I know it's pretty obvious what I'm talking about even though I can't bring myself to say the words. Funny, huh? To me, it's like a sign of weakness to admit that I'm dissatisfied, frustrated, and wondering if I will ever get to experience many of the same things that I see in my friends and family, for which I am so happy for them and yet slightly envious at the same time. I guess I'm just tired of pretending that it doesn't bother me and that I'm fine and unruffled by it all. For some reason I am blogging it, once again letting my walls down. I don't really know why. I don't really like talking about this, to be honest. But here I am, this is me. This is what I think. This is who I am.
Tuesday, March 10, 2009
Tomorrow...
Tomorrow I head to sunny St. George--please let it be sunny! It snowed like crazy yesterday! So much that I broke out my scarf and gloves, I thought I had put those behind for good. If the sun is really out it makes me think that I need sunglasses . . . I don't have any. Don't get the wrong idea, I'm just going for work. There's an urban planning conference that I'll be attending, now that I work in transportation I get to attend conferences about urban planning. Oh yeah.
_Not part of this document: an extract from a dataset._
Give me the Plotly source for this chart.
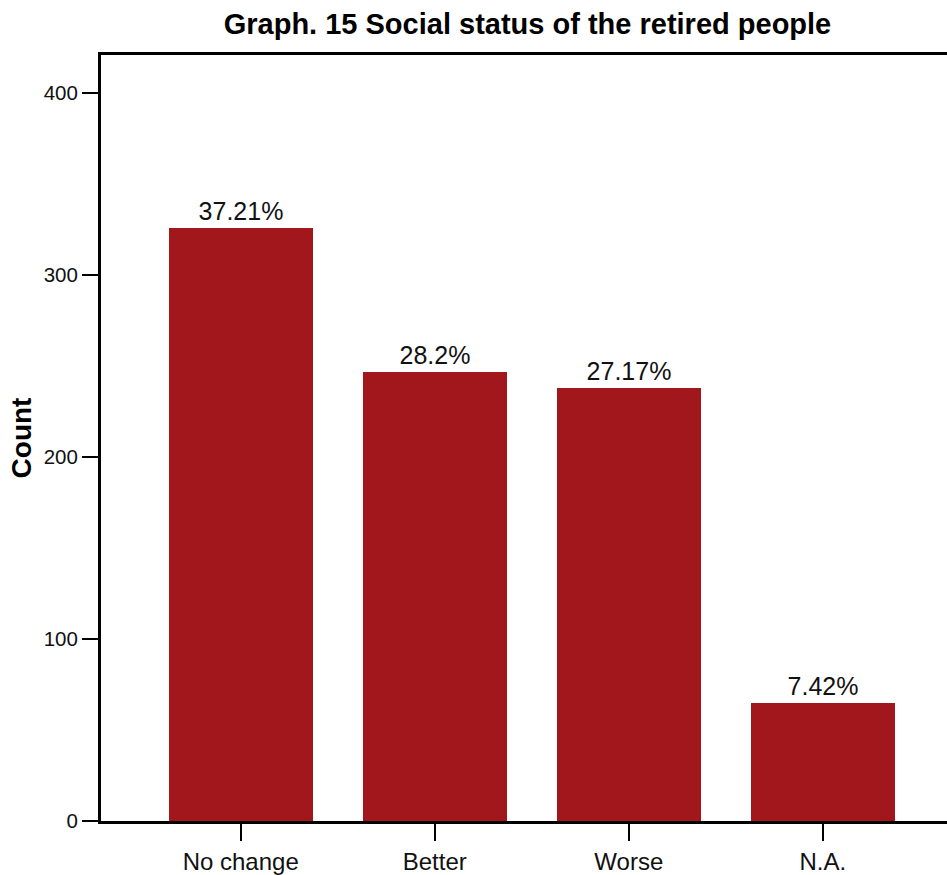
import plotly.graph_objects as go

categories = ["No change", "Better", "Worse", "N.A."]
counts = [326, 247, 238, 65]
pct_labels = ["37.21%", "28.2%", "27.17%", "7.42%"]
y_ticks = [0, 100, 200, 300, 400]

FONT = "Liberation Sans, Arial, sans-serif"

fig = go.Figure()
fig.add_trace(go.Bar(
    x=list(range(len(categories))),
    y=counts,
    width=0.74,
    marker=dict(color="#A1171C", line=dict(width=0)),
    text=pct_labels,
    textposition="outside",
    textfont=dict(family=FONT, size=25, color="#111"),
    cliponaxis=False,
    hoverinfo="skip",
))

fig.update_layout(
    width=947, height=875,
    margin=dict(l=101, r=0, t=55, b=50),
    plot_bgcolor="white", paper_bgcolor="white",
    showlegend=False,
    font=dict(family=FONT, color="#111"),
    title=dict(text="<b>Graph. 15 Social status of the retired people</b>",
               x=0.557, xanchor="center", y=0.973, yanchor="middle",
               font=dict(size=29, color="#000")),
    bargap=0,
)
fig.update_xaxes(
    range=[-0.72, 3.64],
    tickmode="array", tickvals=list(range(len(categories))), ticktext=categories,
    ticks="outside", ticklen=17, tickwidth=2, tickcolor="black",
    tickfont=dict(size=24),
    showline=True, linecolor="black", linewidth=3, mirror=True,
    showgrid=False, zeroline=False,
)
fig.update_yaxes(
    range=[0, 421],
    tickmode="array", tickvals=y_ticks,
    ticks="outside", ticklen=16, tickwidth=2, tickcolor="black",
    tickfont=dict(size=20.5),
    showline=True, linecolor="black", linewidth=3,
    showgrid=False, zeroline=False,
    title=dict(text="<b>Count</b>", font=dict(size=28, color="#000"), standoff=4),
)

fig.write_html(
    "out.html",
    config={"displayModeBar": False},
    post_script="document.body.style.margin='0';document.body.style.overflow='hidden';",
)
To be honest, I had no idea how exciting it is to work in transportation. I never would have thought that would be the case. There are so many things that I get to know about regarding Salt Lake and the rest of the state. For example, they have extensive plans to expand light rail, trax, and other mass transit options. It's so cool. We went down to South Jordan to check out the end of the light rail line (an above ground subway) that they're building out by Daybreak communities. It's just one big rail right now, but since there are no homes, power lines, roads (at the moment), they can put the line down with less trouble and money. They've planned it out so that when the community does develop, the light rail line will be right there.
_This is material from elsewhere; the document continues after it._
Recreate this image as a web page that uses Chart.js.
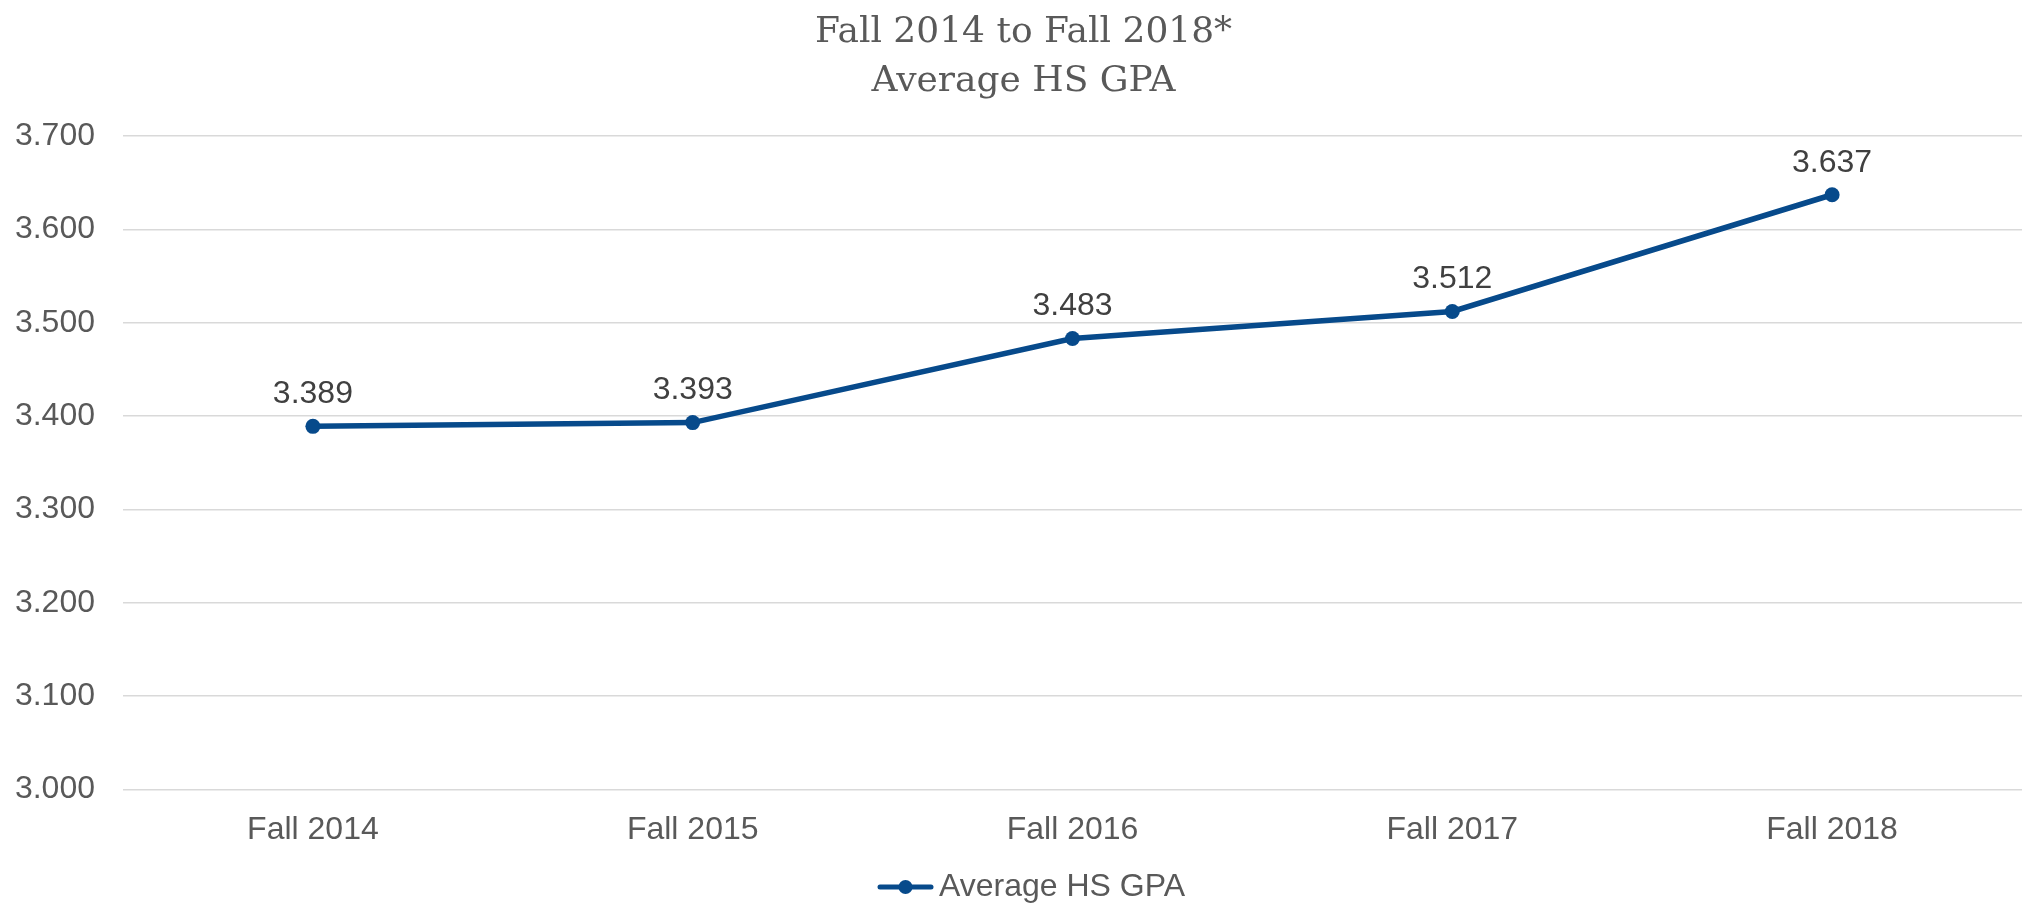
<!DOCTYPE html>
<html>
<head>
<meta charset="utf-8">
<script src="https://cdn.jsdelivr.net/npm/chart.js@4"></script>
<style>
  html, body { margin: 0; padding: 0; background: #ffffff; }
  #wrap { width: 2022px; height: 906px; }
</style>
</head>
<body>
<div id="wrap"><canvas id="chartGpa" width="2022" height="906"></canvas></div>
<script>
// data
const terms = ["Fall 2014", "Fall 2015", "Fall 2016", "Fall 2017", "Fall 2018"];
const avgGpa = [3.389, 3.393, 3.483, 3.512, 3.637];
const titleLines = ["Fall 2014 to Fall 2018*", "Average HS GPA"];
const seriesName = "Average HS GPA";

const lineColor = "#074a8b";
const sansFont = "'Liberation Sans', Arial, sans-serif";

// legend marker: short line with a dot in the middle
function legendMarker() {
  const c = document.createElement("canvas");
  c.width = 57;
  c.height = 16;
  const g = c.getContext("2d");
  g.strokeStyle = lineColor;
  g.lineWidth = 5;
  g.lineCap = "round";
  g.beginPath();
  g.moveTo(3, 8);
  g.lineTo(54, 8);
  g.stroke();
  g.fillStyle = lineColor;
  g.beginPath();
  g.arc(28.5, 8, 7, 0, Math.PI * 2);
  g.fill();
  return c;
}

// value labels above each point
const valueLabels = {
  id: "valueLabels",
  afterDatasetsDraw(chart) {
    const ctx = chart.ctx;
    const meta = chart.getDatasetMeta(0);
    ctx.save();
    ctx.font = "32px " + sansFont;
    ctx.fillStyle = "#404040";
    ctx.textAlign = "center";
    ctx.textBaseline = "bottom";
    meta.data.forEach((pt, i) => {
      ctx.fillText(avgGpa[i].toFixed(3), pt.x, pt.y - 16);
    });
    ctx.restore();
  }
};

// nudge the legend a bit to the right, like the original
const legendShift = {
  id: "legendShift",
  afterLayout(chart) {
    chart.legend.left += 13;
    chart.legend.right += 13;
  }
};

const marker = legendMarker();

const config = {
  type: "line",
  data: {
    labels: terms,
    datasets: [
      {
        label: seriesName,
        data: avgGpa,
        borderColor: lineColor,
        backgroundColor: lineColor,
        borderWidth: 5.5,
        pointRadius: 7.5,
        pointHoverRadius: 7.5,
        pointBackgroundColor: lineColor,
        pointBorderWidth: 0,
        tension: 0,
        fill: false
      }
    ]
  },
  options: {
    responsive: false,
    animation: false,
    layout: {
      autoPadding: false,
      padding: { left: 15, right: -10, top: 4, bottom: -7 }
    },
    plugins: {
      title: {
        display: true,
        text: titleLines,
        color: "#595959",
        font: { family: "'DejaVu Serif', serif", size: 36, weight: "normal", lineHeight: 1.36 },
        padding: { top: 4, bottom: 30 }
      },
      legend: {
        position: "bottom",
        labels: {
          usePointStyle: true,
          pointStyleWidth: 35,
          color: "#595959",
          font: { family: sansFont, size: 32, lineHeight: 1.0 },
          padding: 1,
          generateLabels(chart) {
            return [{
              text: seriesName,
              pointStyle: marker,
              fillStyle: lineColor,
              strokeStyle: lineColor,
              lineWidth: 0,
              fontColor: "#595959",
              datasetIndex: 0
            }];
          }
        }
      },
      tooltip: { enabled: false }
    },
    scales: {
      x: {
        offset: true,
        grid: { display: false, drawTicks: false },
        border: { display: false },
        ticks: {
          color: "#595959",
          font: { family: sansFont, size: 32 },
          padding: 21
        },
        afterFit(scale) {
          scale.paddingLeft = 0;
          scale.paddingRight = 0;
        }
      },
      y: {
        min: 3.0,
        max: 3.7,
        grid: { color: "#d9d9d9", lineWidth: 1.5, drawTicks: false },
        border: { display: false },
        ticks: {
          stepSize: 0.1,
          color: "#595959",
          font: { family: sansFont, size: 32 },
          padding: 28,
          callback: v => Number(v).toFixed(3)
        },
        afterFit(scale) {
          scale.width = 108;
        }
      }
    }
  },
  plugins: [valueLabels, legendShift]
};

new Chart(document.getElementById("chartGpa"), config);
</script>
</body>
</html>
I also learned that they have big plans to develop a lot more retail stores in Lehi off of the freeway, over by Cabela's. If any of you are H&M fans, I hear that they have plans for an H&M to come out to Lehi. Why Lehi of all places? I have no idea. But I saw some preliminary plans and they are not messing around about their plans to develop Lehi. Of course, I'm sure those plans will be set back slightlydue to the recession, but in a few years, you know that a lot of cool things are coming our way! Also, I bet they put an H&M in Salt Lake, probably the Gateway or City Creek (the mall that the Church is building at the old Crossroads Mall). One of the things I've learned about H&M is they put a bunch in a centralized location. When I was in Boston last year, there were 2 H&Ms in a 2-block radius--I'm not kidding. The funny thing is we went to both and found completely different things in both locations. I bought clothes at both stores! I have to admit, I think H&M is cool, but it doesn't wow me, but there are some people who LOVE that place. They'll drive to Vegas just to shop there. They might be happy to know that it will eventually make its way out here.
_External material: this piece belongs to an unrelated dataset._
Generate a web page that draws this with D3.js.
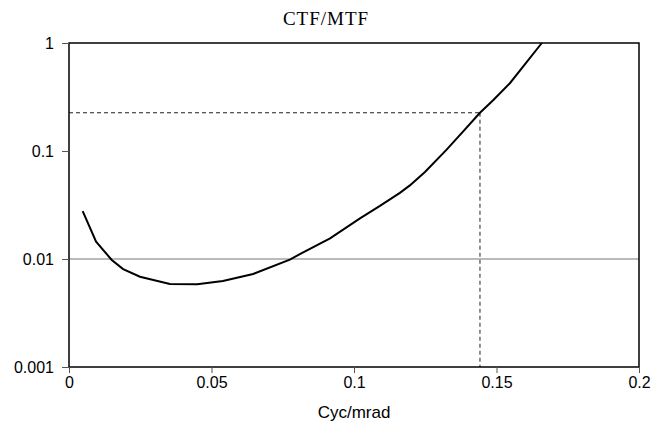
<!DOCTYPE html>
<html><head><meta charset="utf-8">
<script src="https://cdn.jsdelivr.net/npm/d3@7"></script>
<style>body{margin:0;background:#fff}</style>
</head><body>
<svg id="c" width="665" height="428"></svg>
<script>
const title = "CTF/MTF";
const xLabel = "Cyc/mrad";
const xTicks = [0, 0.05, 0.1, 0.15, 0.2];
const xTickLabels = ["0", "0.05", "0.1", "0.15", "0.2"];
const yTicks = [0.001, 0.01, 0.1, 1];
const yTickLabels = ["0.001", "0.01", "0.1", "1"];
const freq = [0.0048, 0.0095, 0.015, 0.019, 0.0249, 0.0354, 0.045, 0.054, 0.0646, 0.0775, 0.081, 0.0916, 0.1021, 0.1091, 0.1161, 0.1196, 0.1249, 0.1325, 0.1384, 0.1442, 0.1489, 0.1547, 0.1659];
const ratio = [0.0278, 0.01445, 0.0098, 0.00807, 0.00686, 0.00587, 0.00583, 0.00626, 0.00726, 0.00986, 0.0111, 0.01555, 0.0238, 0.031, 0.041, 0.048, 0.064, 0.103, 0.153, 0.226, 0.297, 0.424, 1.0];
const markX = [0.1442];
const markY = [0.226];
const refLine = [0.01];

const svg = d3.select("#c");
const m = {l:69, r:26, t:43, b:61};
const W = 665, H = 428;
const x = d3.scaleLinear().domain([0, 0.2]).range([m.l, W - m.r]);
const y = d3.scaleLog().domain([0.001, 1]).range([H - m.b, m.t]);

// reference line at 0.01
svg.selectAll(".ref").data(refLine).join("line")
  .attr("x1", x(0)).attr("x2", x(0.2))
  .attr("y1", d => y(d)).attr("y2", d => y(d))
  .attr("stroke", "#777").attr("stroke-width", 1);

// dashed markers
svg.append("line").attr("x1", x(0)).attr("x2", x(markX[0]))
  .attr("y1", y(markY[0])).attr("y2", y(markY[0]))
  .attr("stroke", "#222").attr("stroke-width", 1).attr("stroke-dasharray", "4,3");
svg.append("line").attr("x1", x(markX[0])).attr("x2", x(markX[0]))
  .attr("y1", y(markY[0])).attr("y2", y(0.001))
  .attr("stroke", "#222").attr("stroke-width", 1).attr("stroke-dasharray", "4,3");

// curve
const pts = freq.map((f, i) => [f, ratio[i]]);
svg.append("path").datum(pts)
  .attr("fill", "none").attr("stroke", "#000").attr("stroke-width", 2)
  .attr("d", d3.line().x(d => x(d[0])).y(d => y(d[1])));

// frame
svg.append("rect").attr("x", x(0)).attr("y", y(1))
  .attr("width", x(0.2) - x(0)).attr("height", y(0.001) - y(1))
  .attr("fill", "none").attr("stroke", "#000").attr("stroke-width", 1.5);

const sans = "Liberation Sans, Arial, sans-serif";
// axes
const xAxis = d3.axisBottom(x).tickValues(xTicks).tickFormat((d, i) => xTickLabels[i]).tickSize(6).tickSizeOuter(0);
const gx = svg.append("g").attr("transform", `translate(0,${y(0.001)})`).call(xAxis);
gx.select(".domain").remove();
gx.selectAll("line").attr("stroke", "#555");
gx.selectAll("text").attr("font-family", sans).attr("font-size", 16).attr("fill", "#000").attr("y", 9).attr("dy", "0.75em");

const yAxis = d3.axisLeft(y).tickValues(yTicks).tickFormat((d, i) => yTickLabels[i]).tickSize(7).tickSizeOuter(0);
const gy = svg.append("g").attr("transform", `translate(${x(0)},0)`).call(yAxis);
gy.select(".domain").remove();
gy.selectAll("line").attr("stroke", "#555");
gy.selectAll("text").attr("font-family", sans).attr("font-size", 16).attr("fill", "#000").attr("x", -15);

svg.append("text").attr("x", (x(0) + x(0.2)) / 2).attr("y", 418).attr("text-anchor", "middle")
  .attr("font-family", sans).attr("font-size", 17).text(xLabel);
svg.append("text").attr("x", 326).attr("y", 25).attr("text-anchor", "middle")
  .attr("font-family", "Liberation Serif, Times New Roman, serif").attr("font-size", 19)
  .attr("letter-spacing", 1).text(title);
</script>
</body></html>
Yesterday I learned that my old job just had another wave of layoffs. Personally, I think it's asinine that they chose this particular moment to do that. I think the people who run that non-profit are absolutely heartless . . . but hey, I'm not bitter, am I? But in spite of my hard feelings toward the Foundation, I must admit that I am so grateful I lost my job when I did. I knew at the time of my layoff that it was probably for the best. In retrospect, I couldn't have lost my job at a more perfect time. I found a job that I am really loving . . . it's not perfect, but I am learning so much and getting to do so many things that I like. It's not restricted to just one thing. I am sorry for my friends at the Foundation and hope they find work soon and are able to support their families. Good luck to all of them!
To be honest, I had no idea how exciting it is to work in transportation. I never would have thought that would be the case. There are so many things that I get to know about regarding Salt Lake and the rest of the state. For example, they have extensive plans to expand light rail, trax, and other mass transit options. It's so cool. We went down to South Jordan to check out the end of the light rail line (an above ground subway) that they're building out by Daybreak communities. It's just one big rail right now, but since there are no homes, power lines, roads (at the moment), they can put the line down with less trouble and money. They've planned it out so that when the community does develop, the light rail line will be right there.
I also learned that they have big plans to develop a lot more retail stores in Lehi off of the freeway, over by Cabela's. If any of you are H&M fans, I hear that they have plans for an H&M to come out to Lehi. Why Lehi of all places? I have no idea. But I saw some preliminary plans and they are not messing around about their plans to develop Lehi. Of course, I'm sure those plans will be set back slightlydue to the recession, but in a few years, you know that a lot of cool things are coming our way! Also, I bet they put an H&M in Salt Lake, probably the Gateway or City Creek (the mall that the Church is building at the old Crossroads Mall). One of the things I've learned about H&M is they put a bunch in a centralized location. When I was in Boston last year, there were 2 H&Ms in a 2-block radius--I'm not kidding. The funny thing is we went to both and found completely different things in both locations. I bought clothes at both stores! I have to admit, I think H&M is cool, but it doesn't wow me, but there are some people who LOVE that place. They'll drive to Vegas just to shop there. They might be happy to know that it will eventually make its way out here.
Yesterday I learned that my old job just had another wave of layoffs. Personally, I think it's asinine that they chose this particular moment to do that. I think the people who run that non-profit are absolutely heartless . . . but hey, I'm not bitter, am I? But in spite of my hard feelings toward the Foundation, I must admit that I am so grateful I lost my job when I did. I knew at the time of my layoff that it was probably for the best. In retrospect, I couldn't have lost my job at a more perfect time. I found a job that I am really loving . . . it's not perfect, but I am learning so much and getting to do so many things that I like. It's not restricted to just one thing. I am sorry for my friends at the Foundation and hope they find work soon and are able to support their families. Good luck to all of them!
Sunday, March 8, 2009
Lucky
Don't think I'm vain because a lot of these pictures are of me mugging for the camera. I've been feeling slightly uninspired when it comes to taking pictures, and even more, uploading them onto my computer. And a lot of my blog posts have been from work lately which is why they've been the random rantings of a person confined to work. Anyway, I'm glad for the good friends in my life, some are pictured, some are not. I'm glad for the fun that I have and moments of clarity and introspection. So lucky!